Maybe use the table syntax when there are items active, with more explicit columns (start of the maintenance, potential ending, etc.)?

Also could we send a reminder for it recommending to use it beyond operations? As I commented before, I am not blocked by deployments, but I am from long running maintenance scripts.

greg added a subscriber: bd808.Sep 9 2016, 10:09 PM

It's kind of easy to miss if you (the general 'you') are just looking at specific days/slots, but I'm not sure what else would make it more obvious.

Maybe use the table syntax when there are items active, with more explicit columns (start of the maintenance, potential ending, etc.)?

So, here's a proposal that depends on one piece of unmerged code in jouncebot, but it should be doable soon :) (cc @bd808 )

https://gerrit.wikimedia.org/r/#/c/308086/ adds a now command to jouncebot.

With that and simply adding a window to the deployment calendar that starts at whenever someone plans to start the long running process and is set to last for the estimated time (with some buffer in case it takes longer than planned) then anyone could:
A) See the items in the calendar, where they think they'd be
B) Do jouncebot now in -operations to see if any are currently (probably) running with a link to the event window that has who/what is going on.

Also could we send a reminder for it recommending to use it beyond operations? As I commented before, I am not blocked by deployments, but I am from long running maintenance scripts.

Most definitely. I think this would make sense as an announcement to engineering@ and ops@ lists (where all deployers are subscribed).

bd808 added a comment.Sep 9 2016, 10:39 PM

So, here's a proposal that depends on one piece of unmerged code in jouncebot, but it should be doable soon :) (cc @bd808 )

https://gerrit.wikimedia.org/r/#/c/308086/ adds a now command to jouncebot.

With that and simply adding a window to the deployment calendar that starts at whenever someone plans to start the long running process and is set to last for the estimated time (with some buffer in case it takes longer than planned) then anyone could:
A) See the items in the calendar, where they think they'd be
B) Do jouncebot now in -operations to see if any are currently (probably) running with a link to the event window that has who/what is going on.

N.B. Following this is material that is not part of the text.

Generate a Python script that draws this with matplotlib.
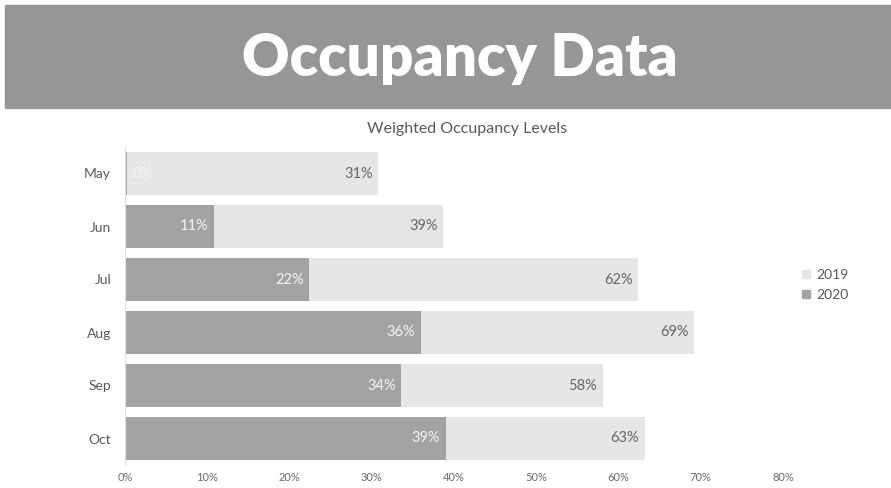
import matplotlib.pyplot as plt
from matplotlib.patches import Rectangle
from matplotlib.lines import Line2D

plt.rcParams["font.family"] = ["Lato", "DejaVu Sans"]

months = ["May", "Jun", "Jul", "Aug", "Sep", "Oct"]
occ_2019 = [30.8, 38.7, 62.4, 69.2, 58.1, 63.2]
occ_2020 = [0.3, 10.8, 22.4, 36.0, 33.6, 39.0]
xticks = [0, 10, 20, 30, 40, 50, 60, 70, 80]

c2019 = "#e6e6e6"
c2020 = "#a3a3a3"
txt = "#595959"

fig = plt.figure(figsize=(8.91, 4.88), dpi=100)
fig.patch.set_facecolor("white")

# grey banner across the top
fig.patches.append(Rectangle((5 / 891, 1 - 108 / 488), 1 - 5 / 891, 103 / 488,
                             transform=fig.transFigure, color="#969696", zorder=0))
fig.text(460 / 891, 1 - 76 / 488, "Occupancy Data", color="white", fontsize=42,
         fontweight="heavy", ha="center", va="baseline")
fig.text(467 / 891, 1 - 133 / 488, "Weighted Occupancy Levels", color=txt,
         fontsize=11.5, ha="center", va="baseline")

ax = fig.add_axes([125 / 891, 1 - 465 / 488, (783 - 125) / 891, 318 / 488])
y = list(range(len(months)))
ax.barh(y, occ_2019, height=0.8, color=c2019, label="2019")
ax.barh(y, occ_2020, height=0.8, color=c2020, label="2020")

for i in y:
    ax.text(occ_2019[i] - 0.7, i, f"{occ_2019[i]:.0f}%", color="#666666",
            fontsize=10.5, ha="right", va="center")
    v = occ_2020[i]
    if v < 3:
        ax.text(v + 0.6, i, f"{v:.0f}%", color="#f5f5f5", fontsize=10.5,
                ha="left", va="center")
    else:
        ax.text(v - 0.7, i, f"{v:.0f}%", color="#f5f5f5", fontsize=10.5,
                ha="right", va="center")

ax.set_xlim(0, 80)
ax.set_ylim(len(months) - 0.5, -0.5)
ax.set_yticks(y)
ax.set_yticklabels(months, fontsize=10, color=txt)
ax.set_xticks(xticks)
ax.set_xticklabels([f"{t}%" for t in xticks], fontsize=8, color="#6a6a6a")
ax.tick_params(length=0, pad=10)
ax.tick_params(axis="x", pad=5)
for s in ["top", "right", "bottom"]:
    ax.spines[s].set_visible(False)
ax.spines["left"].set_color("#e0e0e0")
ax.spines["left"].set_linewidth(0.8)

handles = [Line2D([], [], marker="s", linestyle="", color=c2019, markersize=6),
           Line2D([], [], marker="s", linestyle="", color=c2020, markersize=6)]
fig.legend(handles, ["2019", "2020"], loc="center left",
           bbox_to_anchor=(787 / 891, 1 - 285 / 488), frameon=False,
           fontsize=10, labelcolor=txt, handletextpad=0.2, handlelength=1.0,
           labelspacing=0.6)

fig.savefig("out.png", dpi=100)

jouncebot: now is actually live; I cherry-picked it but haven't self-merged yet.

[16:34]  <    bd808>	jouncebot: now
[16:34]  <jouncebot>	No deployments scheduled for the next 62 hour(s) and 25 minute(s)

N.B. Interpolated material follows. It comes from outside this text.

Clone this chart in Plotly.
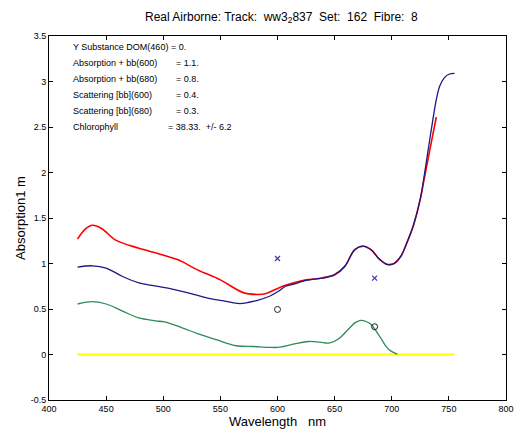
import plotly.graph_objects as go

# ---- data ----
red_wl = [425, 432, 438, 446, 458, 478, 498, 513, 530, 550, 570, 583, 590, 599, 607, 615, 625, 639, 650, 659, 667.5, 675, 682, 689, 696, 702, 708, 713, 719, 725, 729, 733.5, 739]
red_y = [1.27, 1.38, 1.42, 1.385, 1.26, 1.17, 1.10, 1.04, 0.93, 0.82, 0.68, 0.66, 0.67, 0.72, 0.76, 0.79, 0.82, 0.84, 0.88, 0.97, 1.15, 1.19, 1.15, 1.05, 0.99, 1.00, 1.08, 1.22, 1.42, 1.71, 1.97, 2.26, 2.61]

blue_wl = [425, 438, 450, 464, 478, 490, 507, 521, 541, 553, 567, 581, 593, 601.5, 607, 615, 625, 639, 650, 659, 667.5, 675, 682, 689, 696, 702, 708, 713, 719, 725, 728, 732, 736, 739, 742, 746, 750, 755]
blue_y = [0.96, 0.975, 0.95, 0.86, 0.79, 0.76, 0.72, 0.68, 0.615, 0.59, 0.56, 0.59, 0.64, 0.70, 0.75, 0.775, 0.815, 0.84, 0.875, 0.97, 1.15, 1.19, 1.15, 1.05, 0.99, 1.00, 1.08, 1.22, 1.42, 1.71, 1.93, 2.26, 2.58, 2.80, 2.95, 3.04, 3.08, 3.09]

green_wl = [425, 438, 450, 464, 478, 493, 501, 516, 530, 547, 564, 579, 593, 602, 616, 627, 637, 645, 653, 662, 668, 673, 678, 682, 690, 695, 699, 705]
green_y = [0.555, 0.58, 0.555, 0.48, 0.405, 0.37, 0.358, 0.296, 0.23, 0.16, 0.096, 0.088, 0.078, 0.08, 0.12, 0.143, 0.135, 0.125, 0.168, 0.277, 0.35, 0.375, 0.36, 0.33, 0.187, 0.09, 0.04, 0.005]

zero_wl = [425, 755]
zero_y = [0, 0]

x_marks_wl = [600, 685]
x_marks_y = [1.055, 0.84]
o_marks_wl = [600, 685]
o_marks_y = [0.495, 0.305]

info_labels = ["Y Substance DOM(460) = 0.", "Absorption + bb(600)", "Absorption + bb(680)",
               "Scattering [bb](600)", "Scattering [bb](680)", "Chlorophyll"]
info_values = ["", "= 1.1.", "= 0.8.", "= 0.4.", "= 0.3.", "= 38.33.  +/- 6.2"]

x_ticks = [400, 450, 500, 550, 600, 650, 700, 750, 800]
y_ticks = [-0.5, 0, 0.5, 1, 1.5, 2, 2.5, 3, 3.5]

FONT = "Liberation Sans, Arial, sans-serif"

fig = go.Figure()
fig.add_trace(go.Scatter(x=zero_wl, y=zero_y, mode="lines",
                         line=dict(color="#ffff00", width=2), showlegend=False))
fig.add_trace(go.Scatter(x=green_wl, y=green_y, mode="lines", line_shape="spline",
                         line=dict(color="#2e8b57", width=1.3), showlegend=False))
fig.add_trace(go.Scatter(x=red_wl, y=red_y, mode="lines", line_shape="spline",
                         line=dict(color="#ff0000", width=1.6), showlegend=False))
fig.add_trace(go.Scatter(x=blue_wl, y=blue_y, mode="lines", line_shape="spline",
                         line=dict(color="#1a1a80", width=1.3), showlegend=False))
fig.add_trace(go.Scatter(x=x_marks_wl, y=x_marks_y, mode="markers",
                         marker=dict(symbol="x-thin", size=5, line=dict(color="#3a3aa0", width=1.2)),
                         showlegend=False))
fig.add_trace(go.Scatter(x=o_marks_wl, y=o_marks_y, mode="markers",
                         marker=dict(symbol="circle-open", size=6, color="#222222", line=dict(width=1)),
                         showlegend=False))

y0 = 3.383
dy = 0.176
for i, (lab, val) in enumerate(zip(info_labels, info_values)):
    yy = y0 - i * dy
    fig.add_annotation(x=419.5, y=yy, text=lab, showarrow=False, xanchor="left", yanchor="middle",
                       font=dict(family=FONT, size=9, color="#000"))
    if val:
        xv = 502 if i == 5 else 509
        fig.add_annotation(x=xv, y=yy, text=val, showarrow=False, xanchor="left", yanchor="middle",
                           font=dict(family=FONT, size=9, color="#000"))

axis_common = dict(showline=True, linecolor="#000", linewidth=1, mirror="ticks",
                   ticks="inside", ticklen=4, tickcolor="#000", showgrid=False, zeroline=False,
                   tickfont=dict(family=FONT, size=9, color="#000"))

fig.update_layout(
    width=524, height=433,
    margin=dict(l=49, r=10, t=36, b=30),
    paper_bgcolor="white", plot_bgcolor="white",
    title=dict(text="Real Airborne: Track:  ww3<sub>2</sub>837  Set:  162  Fibre:  8",
               x=0.537, xanchor="center", y=0.962, yanchor="middle",
               font=dict(family=FONT, size=12, color="#000")),
    xaxis=dict(range=[400, 800], tickvals=x_ticks, ticktext=[str(v) for v in x_ticks],
               title=dict(text="Wavelength   nm", standoff=0, font=dict(family=FONT, size=13, color="#000")),
               ticklabelstandoff=0, **axis_common),
    yaxis=dict(range=[-0.5, 3.5], tickvals=y_ticks, ticktext=["-0.5", "0", "0.5", "1", "1.5", "2", "2.5", "3", "3.5"],
               title=dict(text="Absorption1 m", standoff=2, font=dict(family=FONT, size=13, color="#000")),
               **axis_common),
)

fig.write_html("out.html")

In addition to this, it would be possible to add some /topic management to jouncebot to help keep track of what is going on at any given time according to the schedule.

I would like some opinion from other ops or developers- I can promise to maintain the section for schema changes because normally only 1 is running at a time and takes ~1 week; I do not know if it creates a lot of overhead for ops maintenance or long running scripts.

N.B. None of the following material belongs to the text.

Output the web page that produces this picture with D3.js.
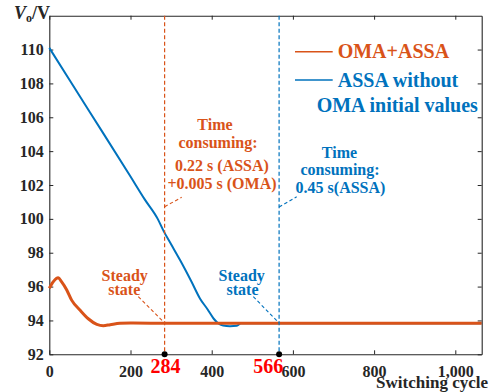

And precisely, this only works i other people than me uses it :-). I would like to promote it by convincing of its usefulness (I hope). 0:-)

greg added a comment.Sep 12 2016, 5:11 PM

Here's what the output looks like from jouncebot when there are two overlapping events in the calendar:

17:03 <    greg-g> jouncebot: now
17:03 < jouncebot> For the next 0 hour(s) and 26 minute(s): Weekly Wikidata query service deployment window 
                   (https://wikitech.wikimedia.org/wiki/Deployments#deploycal-item-20160912T1700)
17:03 < jouncebot> For the next 1 hour(s) and 56 minute(s): Test long running operation 
                   (https://wikitech.wikimedia.org/wiki/Deployments#deploycal-item-20160912T1600)
17:03 <    greg-g> neat

That's from https://wikitech.wikimedia.org/wiki/Deployments#deploycal-item-20160912T1600 and https://wikitech.wikimedia.org/wiki/Deployments#deploycal-item-20160912T1700

So yeah, I think just having people add a window for the long running task is sufficient? Then we can both look at the deploy calendar for the details and use jouncebot to make sure something isn't still running that might be important.

@bd808: it might also make sense to have jouncebot's announcement/reminder at the start of windows to include something about overlaping events?

bd808 added a comment.Sep 12 2016, 5:25 PM

@bd808: it might also make sense to have jouncebot's announcement/reminder at the start of windows to include something about overlaping events?

Could do. I think either that or have jouncebot maintain a "| deploys: ...." section at the end of the channel topic would be reasonable.

greg added a comment.Sep 12 2016, 5:26 PM

yeah, I'd prefer both because I know some people ignore /topic changes (and /topics themselves) ;)

greg added a comment.Sep 20 2016, 10:19 PM

For the task at hand, I've added https://wikitech.wikimedia.org/w/index.php?title=Deployments&action=historysubmit&type=revision&diff=850923&oldid=850244

; Long running tasks/scripts
: While not strictly a deployment, performing long running (>1 hour) tasks (eg: migration scripts) can encounter issues when code is updated while a script is being run. For this reason it is required to add an entry in the calendar for the task with a window that accounts for the anticipated start time and estimated length for the task.

I'll email ops/wikitech-l/engineering shortly with a heads up.

greg added a comment.Sep 20 2016, 10:30 PM

Ok, emailed. Resolving.

Thanks @jcrespo for the suggestion!

greg closed this task as Resolved.Sep 20 2016, 10:30 PM
greg claimed this task.
greg triaged this task as Medium priority.
greg moved this task from Next to Done on the User-greg board.